[Dataset extract]
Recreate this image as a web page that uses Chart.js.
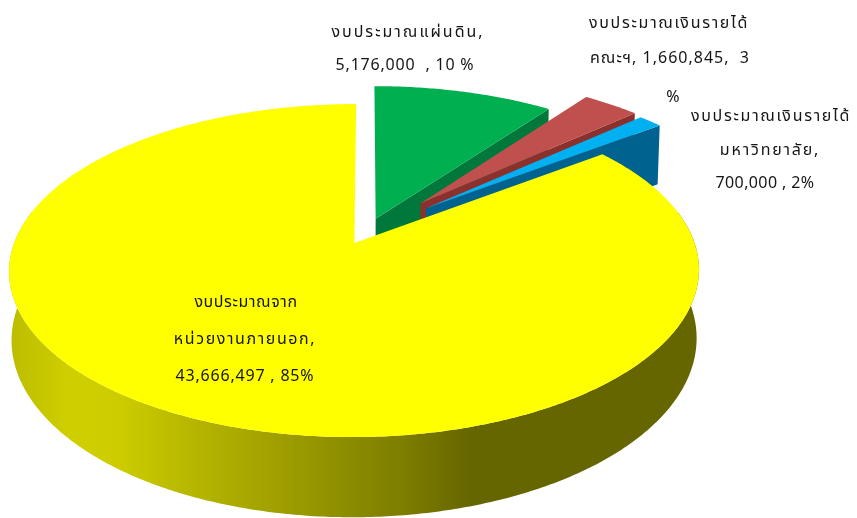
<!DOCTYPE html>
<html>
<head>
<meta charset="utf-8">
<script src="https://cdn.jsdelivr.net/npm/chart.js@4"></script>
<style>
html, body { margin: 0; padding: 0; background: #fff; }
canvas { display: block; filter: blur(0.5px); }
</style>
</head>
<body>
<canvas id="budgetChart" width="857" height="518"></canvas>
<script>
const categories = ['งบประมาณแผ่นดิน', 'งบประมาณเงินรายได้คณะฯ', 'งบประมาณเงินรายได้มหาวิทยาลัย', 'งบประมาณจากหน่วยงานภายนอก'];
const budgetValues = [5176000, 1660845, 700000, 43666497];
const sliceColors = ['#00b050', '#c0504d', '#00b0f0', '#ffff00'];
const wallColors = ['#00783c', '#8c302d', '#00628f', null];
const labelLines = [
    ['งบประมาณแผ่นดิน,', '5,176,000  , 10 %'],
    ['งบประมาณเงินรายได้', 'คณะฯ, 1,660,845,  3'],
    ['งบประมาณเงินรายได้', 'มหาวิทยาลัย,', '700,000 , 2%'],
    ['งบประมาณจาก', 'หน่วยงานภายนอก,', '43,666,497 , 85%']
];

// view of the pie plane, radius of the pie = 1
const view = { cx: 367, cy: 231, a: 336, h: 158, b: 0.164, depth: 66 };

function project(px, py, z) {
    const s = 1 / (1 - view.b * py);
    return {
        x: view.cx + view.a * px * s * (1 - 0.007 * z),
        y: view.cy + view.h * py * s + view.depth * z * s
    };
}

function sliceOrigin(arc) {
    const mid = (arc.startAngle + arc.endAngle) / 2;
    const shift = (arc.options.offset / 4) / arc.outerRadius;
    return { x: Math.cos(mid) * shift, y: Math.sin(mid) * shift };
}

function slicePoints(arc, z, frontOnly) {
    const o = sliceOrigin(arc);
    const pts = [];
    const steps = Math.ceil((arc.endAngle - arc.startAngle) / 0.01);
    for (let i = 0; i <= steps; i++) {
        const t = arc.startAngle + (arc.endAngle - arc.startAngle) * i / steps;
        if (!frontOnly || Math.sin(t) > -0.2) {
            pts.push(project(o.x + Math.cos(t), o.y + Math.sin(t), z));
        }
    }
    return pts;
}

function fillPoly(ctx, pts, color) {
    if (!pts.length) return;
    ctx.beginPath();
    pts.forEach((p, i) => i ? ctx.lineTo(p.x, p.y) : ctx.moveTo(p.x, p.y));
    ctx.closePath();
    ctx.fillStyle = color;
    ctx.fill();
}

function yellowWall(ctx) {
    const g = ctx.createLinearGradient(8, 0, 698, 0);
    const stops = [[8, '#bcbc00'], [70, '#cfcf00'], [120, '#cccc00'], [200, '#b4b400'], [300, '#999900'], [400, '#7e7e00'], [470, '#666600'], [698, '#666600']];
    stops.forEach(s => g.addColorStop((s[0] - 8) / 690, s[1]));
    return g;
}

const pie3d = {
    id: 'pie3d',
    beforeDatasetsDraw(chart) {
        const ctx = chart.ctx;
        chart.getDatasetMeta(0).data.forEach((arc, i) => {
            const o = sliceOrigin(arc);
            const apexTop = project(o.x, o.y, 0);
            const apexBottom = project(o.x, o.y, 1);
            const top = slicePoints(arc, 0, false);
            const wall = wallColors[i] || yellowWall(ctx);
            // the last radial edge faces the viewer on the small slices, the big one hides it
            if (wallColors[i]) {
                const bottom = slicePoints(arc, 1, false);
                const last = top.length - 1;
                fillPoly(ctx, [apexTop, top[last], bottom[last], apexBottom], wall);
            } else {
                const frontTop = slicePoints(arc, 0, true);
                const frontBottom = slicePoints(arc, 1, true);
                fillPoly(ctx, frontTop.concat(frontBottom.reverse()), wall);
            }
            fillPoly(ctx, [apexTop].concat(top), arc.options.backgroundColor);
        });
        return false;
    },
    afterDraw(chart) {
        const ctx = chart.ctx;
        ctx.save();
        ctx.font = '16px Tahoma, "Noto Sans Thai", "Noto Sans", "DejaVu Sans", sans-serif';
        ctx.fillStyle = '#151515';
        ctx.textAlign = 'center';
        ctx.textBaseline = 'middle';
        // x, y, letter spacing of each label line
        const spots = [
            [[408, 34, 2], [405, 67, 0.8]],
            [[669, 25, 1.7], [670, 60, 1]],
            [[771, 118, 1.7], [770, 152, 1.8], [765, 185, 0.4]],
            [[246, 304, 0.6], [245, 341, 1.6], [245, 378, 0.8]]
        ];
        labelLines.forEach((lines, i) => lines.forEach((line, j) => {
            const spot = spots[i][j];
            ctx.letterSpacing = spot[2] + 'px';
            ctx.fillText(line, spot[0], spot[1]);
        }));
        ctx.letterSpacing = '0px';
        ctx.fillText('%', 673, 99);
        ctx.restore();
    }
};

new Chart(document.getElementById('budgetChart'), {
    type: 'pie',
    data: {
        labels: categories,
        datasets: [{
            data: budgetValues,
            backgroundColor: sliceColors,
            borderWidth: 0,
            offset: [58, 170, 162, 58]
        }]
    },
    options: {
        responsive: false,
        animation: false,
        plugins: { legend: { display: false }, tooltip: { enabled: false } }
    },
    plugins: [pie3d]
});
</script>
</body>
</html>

[Objective] Every line above should be returned exactly; the pictures stay out.

[Full answer]
Recreate this image as a web page that uses Chart.js.
<!DOCTYPE html>
<html>
<head>
<meta charset="utf-8">
<script src="https://cdn.jsdelivr.net/npm/chart.js@4"></script>
<style>
html, body { margin: 0; padding: 0; background: #fff; }
canvas { display: block; filter: blur(0.5px); }
</style>
</head>
<body>
<canvas id="budgetChart" width="857" height="518"></canvas>
<script>
const categories = ['งบประมาณแผ่นดิน', 'งบประมาณเงินรายได้คณะฯ', 'งบประมาณเงินรายได้มหาวิทยาลัย', 'งบประมาณจากหน่วยงานภายนอก'];
const budgetValues = [5176000, 1660845, 700000, 43666497];
const sliceColors = ['#00b050', '#c0504d', '#00b0f0', '#ffff00'];
const wallColors = ['#00783c', '#8c302d', '#00628f', null];
const labelLines = [
    ['งบประมาณแผ่นดิน,', '5,176,000  , 10 %'],
    ['งบประมาณเงินรายได้', 'คณะฯ, 1,660,845,  3'],
    ['งบประมาณเงินรายได้', 'มหาวิทยาลัย,', '700,000 , 2%'],
    ['งบประมาณจาก', 'หน่วยงานภายนอก,', '43,666,497 , 85%']
];

// view of the pie plane, radius of the pie = 1
const view = { cx: 367, cy: 231, a: 336, h: 158, b: 0.164, depth: 66 };

function project(px, py, z) {
    const s = 1 / (1 - view.b * py);
    return {
        x: view.cx + view.a * px * s * (1 - 0.007 * z),
        y: view.cy + view.h * py * s + view.depth * z * s
    };
}

function sliceOrigin(arc) {
    const mid = (arc.startAngle + arc.endAngle) / 2;
    const shift = (arc.options.offset / 4) / arc.outerRadius;
    return { x: Math.cos(mid) * shift, y: Math.sin(mid) * shift };
}

function slicePoints(arc, z, frontOnly) {
    const o = sliceOrigin(arc);
    const pts = [];
    const steps = Math.ceil((arc.endAngle - arc.startAngle) / 0.01);
    for (let i = 0; i <= steps; i++) {
        const t = arc.startAngle + (arc.endAngle - arc.startAngle) * i / steps;
        if (!frontOnly || Math.sin(t) > -0.2) {
            pts.push(project(o.x + Math.cos(t), o.y + Math.sin(t), z));
        }
    }
    return pts;
}

function fillPoly(ctx, pts, color) {
    if (!pts.length) return;
    ctx.beginPath();
    pts.forEach((p, i) => i ? ctx.lineTo(p.x, p.y) : ctx.moveTo(p.x, p.y));
    ctx.closePath();
    ctx.fillStyle = color;
    ctx.fill();
}

function yellowWall(ctx) {
    const g = ctx.createLinearGradient(8, 0, 698, 0);
    const stops = [[8, '#bcbc00'], [70, '#cfcf00'], [120, '#cccc00'], [200, '#b4b400'], [300, '#999900'], [400, '#7e7e00'], [470, '#666600'], [698, '#666600']];
    stops.forEach(s => g.addColorStop((s[0] - 8) / 690, s[1]));
    return g;
}

const pie3d = {
    id: 'pie3d',
    beforeDatasetsDraw(chart) {
        const ctx = chart.ctx;
        chart.getDatasetMeta(0).data.forEach((arc, i) => {
            const o = sliceOrigin(arc);
            const apexTop = project(o.x, o.y, 0);
            const apexBottom = project(o.x, o.y, 1);
            const top = slicePoints(arc, 0, false);
            const wall = wallColors[i] || yellowWall(ctx);
            // the last radial edge faces the viewer on the small slices, the big one hides it
            if (wallColors[i]) {
                const bottom = slicePoints(arc, 1, false);
                const last = top.length - 1;
                fillPoly(ctx, [apexTop, top[last], bottom[last], apexBottom], wall);
            } else {
                const frontTop = slicePoints(arc, 0, true);
                const frontBottom = slicePoints(arc, 1, true);
                fillPoly(ctx, frontTop.concat(frontBottom.reverse()), wall);
            }
            fillPoly(ctx, [apexTop].concat(top), arc.options.backgroundColor);
        });
        return false;
    },
    afterDraw(chart) {
        const ctx = chart.ctx;
        ctx.save();
        ctx.font = '16px Tahoma, "Noto Sans Thai", "Noto Sans", "DejaVu Sans", sans-serif';
        ctx.fillStyle = '#151515';
        ctx.textAlign = 'center';
        ctx.textBaseline = 'middle';
        // x, y, letter spacing of each label line
        const spots = [
            [[408, 34, 2], [405, 67, 0.8]],
            [[669, 25, 1.7], [670, 60, 1]],
            [[771, 118, 1.7], [770, 152, 1.8], [765, 185, 0.4]],
            [[246, 304, 0.6], [245, 341, 1.6], [245, 378, 0.8]]
        ];
        labelLines.forEach((lines, i) => lines.forEach((line, j) => {
            const spot = spots[i][j];
            ctx.letterSpacing = spot[2] + 'px';
            ctx.fillText(line, spot[0], spot[1]);
        }));
        ctx.letterSpacing = '0px';
        ctx.fillText('%', 673, 99);
        ctx.restore();
    }
};

new Chart(document.getElementById('budgetChart'), {
    type: 'pie',
    data: {
        labels: categories,
        datasets: [{
            data: budgetValues,
            backgroundColor: sliceColors,
            borderWidth: 0,
            offset: [58, 170, 162, 58]
        }]
    },
    options: {
        responsive: false,
        animation: false,
        plugins: { legend: { display: false }, tooltip: { enabled: false } }
    },
    plugins: [pie3d]
});
</script>
</body>
</html>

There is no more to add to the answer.